"""

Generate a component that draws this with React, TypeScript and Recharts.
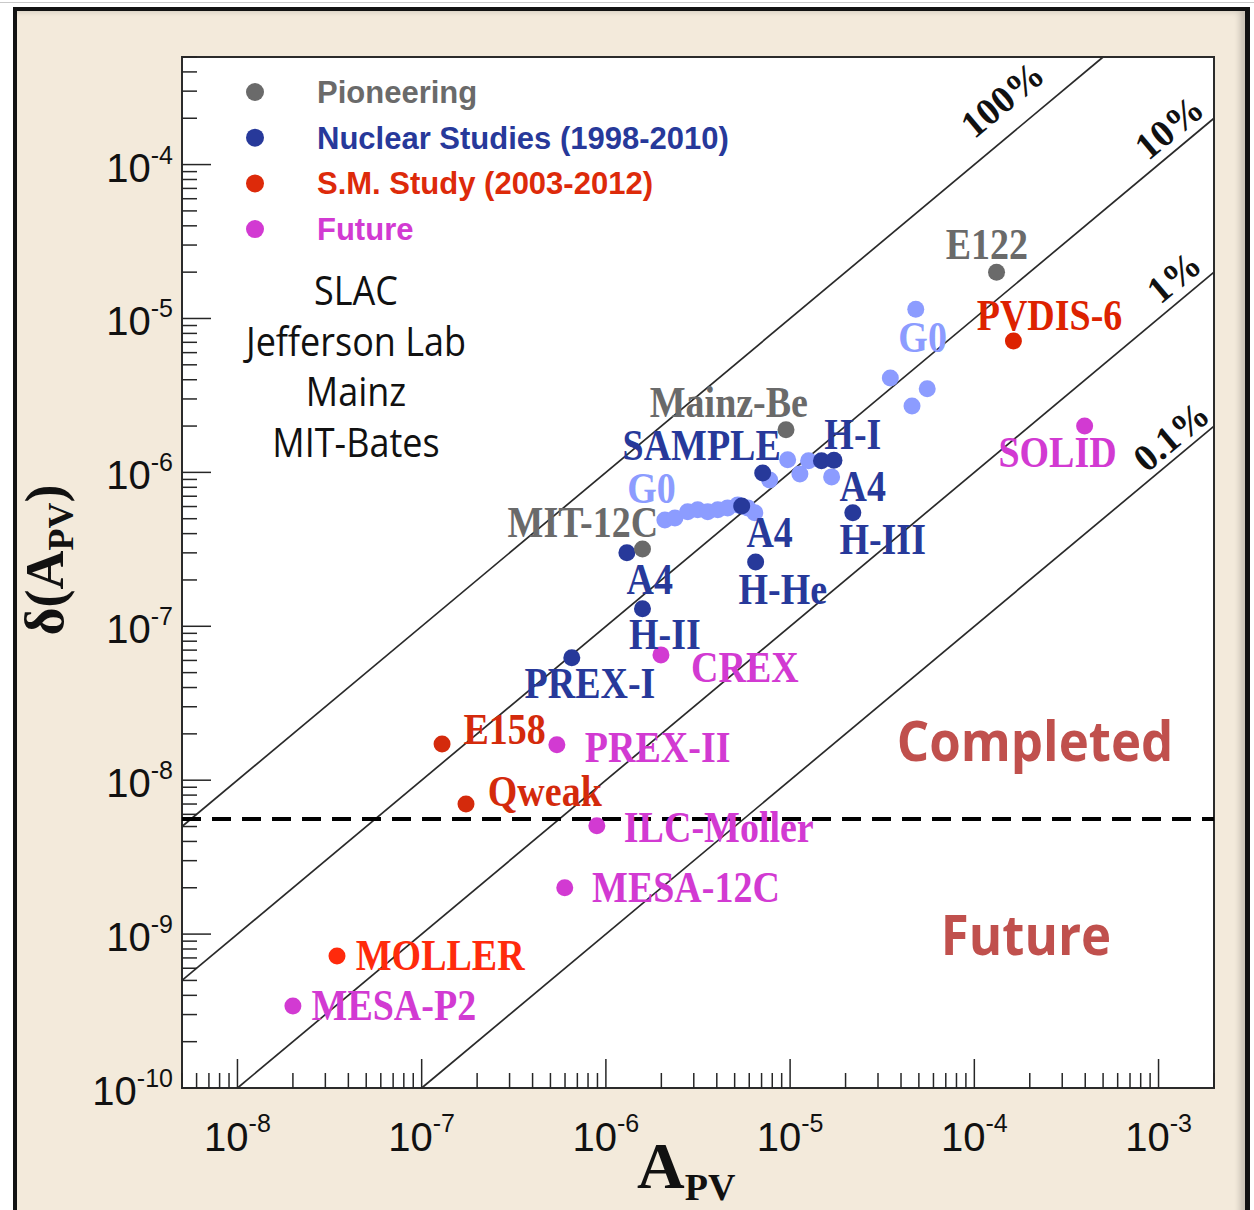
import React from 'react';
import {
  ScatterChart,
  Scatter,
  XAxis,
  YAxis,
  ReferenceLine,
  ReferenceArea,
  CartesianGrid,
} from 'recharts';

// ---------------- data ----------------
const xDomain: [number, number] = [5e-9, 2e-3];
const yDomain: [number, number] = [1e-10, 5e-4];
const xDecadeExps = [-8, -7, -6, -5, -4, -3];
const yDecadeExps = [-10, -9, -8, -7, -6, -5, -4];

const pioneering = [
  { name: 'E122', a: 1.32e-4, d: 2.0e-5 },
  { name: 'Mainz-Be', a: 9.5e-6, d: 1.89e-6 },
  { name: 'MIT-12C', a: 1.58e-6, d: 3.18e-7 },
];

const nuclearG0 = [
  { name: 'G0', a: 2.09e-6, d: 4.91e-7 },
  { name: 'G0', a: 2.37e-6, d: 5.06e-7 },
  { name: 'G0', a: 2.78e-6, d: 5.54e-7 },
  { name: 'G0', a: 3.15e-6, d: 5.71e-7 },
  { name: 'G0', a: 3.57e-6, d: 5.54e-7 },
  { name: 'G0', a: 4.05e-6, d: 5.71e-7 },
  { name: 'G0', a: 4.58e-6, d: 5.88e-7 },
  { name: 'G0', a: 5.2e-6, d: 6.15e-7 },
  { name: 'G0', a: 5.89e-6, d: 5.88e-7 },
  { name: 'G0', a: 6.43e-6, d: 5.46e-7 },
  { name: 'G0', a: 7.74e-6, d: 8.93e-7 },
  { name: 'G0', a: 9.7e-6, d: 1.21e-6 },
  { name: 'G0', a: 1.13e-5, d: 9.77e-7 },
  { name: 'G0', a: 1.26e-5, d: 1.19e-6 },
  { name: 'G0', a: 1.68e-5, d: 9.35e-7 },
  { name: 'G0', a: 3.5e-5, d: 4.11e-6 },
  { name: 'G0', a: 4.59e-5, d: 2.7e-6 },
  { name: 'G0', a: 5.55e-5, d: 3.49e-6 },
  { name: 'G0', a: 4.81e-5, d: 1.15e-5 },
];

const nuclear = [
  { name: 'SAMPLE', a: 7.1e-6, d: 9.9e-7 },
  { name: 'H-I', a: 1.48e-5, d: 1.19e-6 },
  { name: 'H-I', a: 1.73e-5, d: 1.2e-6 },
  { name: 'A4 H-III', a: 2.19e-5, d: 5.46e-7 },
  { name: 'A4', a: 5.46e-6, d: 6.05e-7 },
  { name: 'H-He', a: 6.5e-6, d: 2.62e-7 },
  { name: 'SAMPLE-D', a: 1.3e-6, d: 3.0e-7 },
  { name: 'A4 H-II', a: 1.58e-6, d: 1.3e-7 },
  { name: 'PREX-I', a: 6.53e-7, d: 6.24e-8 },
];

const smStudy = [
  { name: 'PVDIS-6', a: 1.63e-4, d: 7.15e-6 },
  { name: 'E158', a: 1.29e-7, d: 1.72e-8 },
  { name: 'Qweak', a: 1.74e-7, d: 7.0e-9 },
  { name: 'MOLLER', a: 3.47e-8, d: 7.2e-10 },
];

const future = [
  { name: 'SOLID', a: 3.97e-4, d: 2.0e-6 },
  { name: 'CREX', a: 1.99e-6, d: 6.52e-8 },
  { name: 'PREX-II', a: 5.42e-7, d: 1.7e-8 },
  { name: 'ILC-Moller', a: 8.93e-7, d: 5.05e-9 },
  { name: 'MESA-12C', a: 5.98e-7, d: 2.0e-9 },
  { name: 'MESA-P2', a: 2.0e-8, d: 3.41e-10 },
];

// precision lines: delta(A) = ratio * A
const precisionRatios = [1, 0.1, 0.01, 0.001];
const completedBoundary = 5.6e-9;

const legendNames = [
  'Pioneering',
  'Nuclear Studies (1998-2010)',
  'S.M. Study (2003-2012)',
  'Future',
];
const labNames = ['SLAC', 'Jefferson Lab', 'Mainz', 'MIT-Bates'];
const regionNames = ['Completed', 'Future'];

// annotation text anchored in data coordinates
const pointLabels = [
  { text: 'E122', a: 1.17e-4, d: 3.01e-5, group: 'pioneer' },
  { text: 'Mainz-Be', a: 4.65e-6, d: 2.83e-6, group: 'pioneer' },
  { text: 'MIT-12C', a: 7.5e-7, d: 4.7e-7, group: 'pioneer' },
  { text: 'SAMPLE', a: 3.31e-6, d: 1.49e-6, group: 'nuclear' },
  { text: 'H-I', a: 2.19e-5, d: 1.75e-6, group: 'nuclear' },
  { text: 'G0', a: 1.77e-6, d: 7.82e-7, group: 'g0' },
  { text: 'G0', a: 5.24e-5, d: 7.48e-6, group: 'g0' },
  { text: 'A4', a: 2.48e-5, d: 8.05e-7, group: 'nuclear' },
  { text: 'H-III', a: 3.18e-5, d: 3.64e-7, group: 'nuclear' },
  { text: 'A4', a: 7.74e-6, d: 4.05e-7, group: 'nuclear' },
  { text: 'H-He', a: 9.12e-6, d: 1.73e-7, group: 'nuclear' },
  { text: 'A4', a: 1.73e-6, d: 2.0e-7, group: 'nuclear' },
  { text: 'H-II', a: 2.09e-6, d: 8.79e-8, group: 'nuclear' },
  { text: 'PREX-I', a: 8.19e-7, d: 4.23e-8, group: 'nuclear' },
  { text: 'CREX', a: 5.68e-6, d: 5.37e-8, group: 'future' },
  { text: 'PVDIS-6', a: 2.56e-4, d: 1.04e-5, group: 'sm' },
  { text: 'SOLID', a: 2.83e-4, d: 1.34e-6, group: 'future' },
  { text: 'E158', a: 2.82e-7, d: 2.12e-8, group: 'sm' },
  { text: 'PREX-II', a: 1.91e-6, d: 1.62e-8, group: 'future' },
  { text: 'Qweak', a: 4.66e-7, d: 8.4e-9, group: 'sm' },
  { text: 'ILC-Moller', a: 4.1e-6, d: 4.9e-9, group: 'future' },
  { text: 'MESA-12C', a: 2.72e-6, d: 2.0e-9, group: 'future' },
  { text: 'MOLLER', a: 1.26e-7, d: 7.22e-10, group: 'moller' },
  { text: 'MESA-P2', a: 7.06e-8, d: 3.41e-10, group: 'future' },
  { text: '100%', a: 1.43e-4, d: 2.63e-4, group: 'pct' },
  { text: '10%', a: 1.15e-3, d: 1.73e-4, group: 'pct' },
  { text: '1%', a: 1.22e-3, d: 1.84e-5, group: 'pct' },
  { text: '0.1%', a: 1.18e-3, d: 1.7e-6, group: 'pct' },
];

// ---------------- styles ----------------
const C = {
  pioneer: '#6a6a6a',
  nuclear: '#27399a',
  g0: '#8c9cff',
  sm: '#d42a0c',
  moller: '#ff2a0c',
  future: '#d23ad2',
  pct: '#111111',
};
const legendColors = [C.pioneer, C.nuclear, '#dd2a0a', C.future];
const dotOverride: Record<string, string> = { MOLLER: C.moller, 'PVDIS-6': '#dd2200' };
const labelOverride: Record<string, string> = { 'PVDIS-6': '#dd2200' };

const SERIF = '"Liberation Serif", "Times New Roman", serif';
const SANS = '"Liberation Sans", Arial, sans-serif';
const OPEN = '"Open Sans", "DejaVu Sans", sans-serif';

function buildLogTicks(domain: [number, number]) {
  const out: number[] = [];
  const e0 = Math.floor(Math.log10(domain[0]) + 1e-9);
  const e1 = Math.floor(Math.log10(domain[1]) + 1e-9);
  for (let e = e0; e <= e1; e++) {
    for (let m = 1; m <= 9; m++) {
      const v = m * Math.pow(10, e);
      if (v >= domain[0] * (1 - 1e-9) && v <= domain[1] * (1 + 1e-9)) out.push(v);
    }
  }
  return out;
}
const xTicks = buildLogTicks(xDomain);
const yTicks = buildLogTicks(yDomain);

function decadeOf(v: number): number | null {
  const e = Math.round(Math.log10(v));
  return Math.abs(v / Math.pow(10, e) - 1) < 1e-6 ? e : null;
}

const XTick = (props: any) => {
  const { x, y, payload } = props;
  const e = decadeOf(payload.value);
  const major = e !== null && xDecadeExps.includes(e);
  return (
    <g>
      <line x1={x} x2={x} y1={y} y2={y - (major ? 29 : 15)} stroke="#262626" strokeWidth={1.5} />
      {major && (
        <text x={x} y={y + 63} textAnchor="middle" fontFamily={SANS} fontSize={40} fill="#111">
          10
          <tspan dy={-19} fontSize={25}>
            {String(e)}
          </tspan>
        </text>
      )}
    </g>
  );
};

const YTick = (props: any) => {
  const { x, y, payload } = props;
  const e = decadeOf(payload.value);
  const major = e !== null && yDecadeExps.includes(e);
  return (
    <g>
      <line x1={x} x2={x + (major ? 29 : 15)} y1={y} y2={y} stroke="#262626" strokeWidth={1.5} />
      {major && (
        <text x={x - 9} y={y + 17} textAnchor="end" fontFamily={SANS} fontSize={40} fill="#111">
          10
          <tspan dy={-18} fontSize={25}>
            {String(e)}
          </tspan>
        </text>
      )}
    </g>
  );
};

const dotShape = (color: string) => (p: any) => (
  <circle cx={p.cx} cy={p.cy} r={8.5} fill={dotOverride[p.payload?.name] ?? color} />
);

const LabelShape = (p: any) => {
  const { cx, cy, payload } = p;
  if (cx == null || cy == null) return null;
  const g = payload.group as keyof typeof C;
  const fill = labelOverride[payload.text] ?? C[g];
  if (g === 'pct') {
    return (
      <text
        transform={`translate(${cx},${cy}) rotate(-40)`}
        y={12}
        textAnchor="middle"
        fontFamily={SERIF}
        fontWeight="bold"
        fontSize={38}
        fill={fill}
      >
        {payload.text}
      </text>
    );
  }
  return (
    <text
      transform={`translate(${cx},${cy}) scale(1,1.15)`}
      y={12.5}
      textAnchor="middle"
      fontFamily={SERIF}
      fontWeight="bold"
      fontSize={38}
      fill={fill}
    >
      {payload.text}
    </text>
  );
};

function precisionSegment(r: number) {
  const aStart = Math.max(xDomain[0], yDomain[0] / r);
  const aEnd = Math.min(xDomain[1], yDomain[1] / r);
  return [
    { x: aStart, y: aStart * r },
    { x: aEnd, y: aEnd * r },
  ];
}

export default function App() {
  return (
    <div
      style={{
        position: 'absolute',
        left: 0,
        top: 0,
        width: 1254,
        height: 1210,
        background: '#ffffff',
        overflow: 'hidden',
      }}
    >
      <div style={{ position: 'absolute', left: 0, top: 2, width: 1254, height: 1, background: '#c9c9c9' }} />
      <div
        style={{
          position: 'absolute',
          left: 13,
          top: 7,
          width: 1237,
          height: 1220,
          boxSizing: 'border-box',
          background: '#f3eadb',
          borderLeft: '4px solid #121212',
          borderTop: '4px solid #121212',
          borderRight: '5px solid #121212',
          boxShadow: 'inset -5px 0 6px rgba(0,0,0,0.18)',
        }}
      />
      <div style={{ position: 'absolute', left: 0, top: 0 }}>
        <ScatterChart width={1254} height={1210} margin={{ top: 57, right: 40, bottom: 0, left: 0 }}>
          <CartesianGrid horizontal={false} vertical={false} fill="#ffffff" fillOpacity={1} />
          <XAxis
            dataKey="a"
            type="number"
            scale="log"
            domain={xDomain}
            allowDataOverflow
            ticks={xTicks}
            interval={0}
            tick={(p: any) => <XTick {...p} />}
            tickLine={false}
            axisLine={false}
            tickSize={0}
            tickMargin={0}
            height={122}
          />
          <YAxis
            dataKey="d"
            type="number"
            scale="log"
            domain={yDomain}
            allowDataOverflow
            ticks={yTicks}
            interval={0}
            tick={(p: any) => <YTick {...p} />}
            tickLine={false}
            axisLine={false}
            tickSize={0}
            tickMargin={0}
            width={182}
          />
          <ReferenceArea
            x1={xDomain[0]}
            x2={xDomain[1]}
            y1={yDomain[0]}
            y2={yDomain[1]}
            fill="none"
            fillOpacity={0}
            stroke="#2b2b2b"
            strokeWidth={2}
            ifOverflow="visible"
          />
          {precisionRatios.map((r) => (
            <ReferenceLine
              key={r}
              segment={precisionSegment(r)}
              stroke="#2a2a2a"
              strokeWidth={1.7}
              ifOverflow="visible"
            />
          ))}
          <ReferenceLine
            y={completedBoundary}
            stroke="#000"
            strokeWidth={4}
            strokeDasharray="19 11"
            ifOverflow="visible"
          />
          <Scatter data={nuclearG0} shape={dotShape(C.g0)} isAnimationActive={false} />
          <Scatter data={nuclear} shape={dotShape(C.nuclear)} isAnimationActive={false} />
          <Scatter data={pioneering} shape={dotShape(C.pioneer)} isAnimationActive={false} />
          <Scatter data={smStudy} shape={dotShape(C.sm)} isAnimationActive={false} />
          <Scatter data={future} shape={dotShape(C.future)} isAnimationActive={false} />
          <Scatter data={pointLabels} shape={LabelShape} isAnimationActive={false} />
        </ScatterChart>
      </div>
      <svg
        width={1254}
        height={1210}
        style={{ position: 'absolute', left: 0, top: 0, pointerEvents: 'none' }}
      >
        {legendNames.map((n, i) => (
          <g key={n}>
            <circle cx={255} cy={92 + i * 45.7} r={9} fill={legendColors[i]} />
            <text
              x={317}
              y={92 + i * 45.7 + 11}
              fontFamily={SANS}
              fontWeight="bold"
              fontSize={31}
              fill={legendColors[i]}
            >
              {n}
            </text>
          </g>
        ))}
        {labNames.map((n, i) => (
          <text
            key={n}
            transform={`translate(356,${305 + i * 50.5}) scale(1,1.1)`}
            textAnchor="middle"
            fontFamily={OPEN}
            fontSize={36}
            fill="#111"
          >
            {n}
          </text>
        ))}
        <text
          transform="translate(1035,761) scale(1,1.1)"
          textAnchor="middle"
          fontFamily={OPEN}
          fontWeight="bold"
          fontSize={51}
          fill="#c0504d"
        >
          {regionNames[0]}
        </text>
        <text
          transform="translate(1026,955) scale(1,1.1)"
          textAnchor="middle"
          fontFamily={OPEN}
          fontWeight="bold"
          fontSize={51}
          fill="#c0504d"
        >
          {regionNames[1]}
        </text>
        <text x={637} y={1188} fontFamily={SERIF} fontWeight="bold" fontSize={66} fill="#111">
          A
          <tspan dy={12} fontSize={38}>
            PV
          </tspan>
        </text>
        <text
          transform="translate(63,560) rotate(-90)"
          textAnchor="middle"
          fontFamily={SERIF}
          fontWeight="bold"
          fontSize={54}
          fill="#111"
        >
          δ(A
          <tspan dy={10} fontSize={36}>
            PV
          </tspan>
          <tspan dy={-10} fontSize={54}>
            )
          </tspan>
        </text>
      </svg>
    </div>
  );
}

"""

REQUIREMENTS: Identify and copy the lines holding the word "React".

RESPONSE TO THE EXERCISE:
Generate a component that draws this with React, TypeScript and Recharts.
import React from 'react';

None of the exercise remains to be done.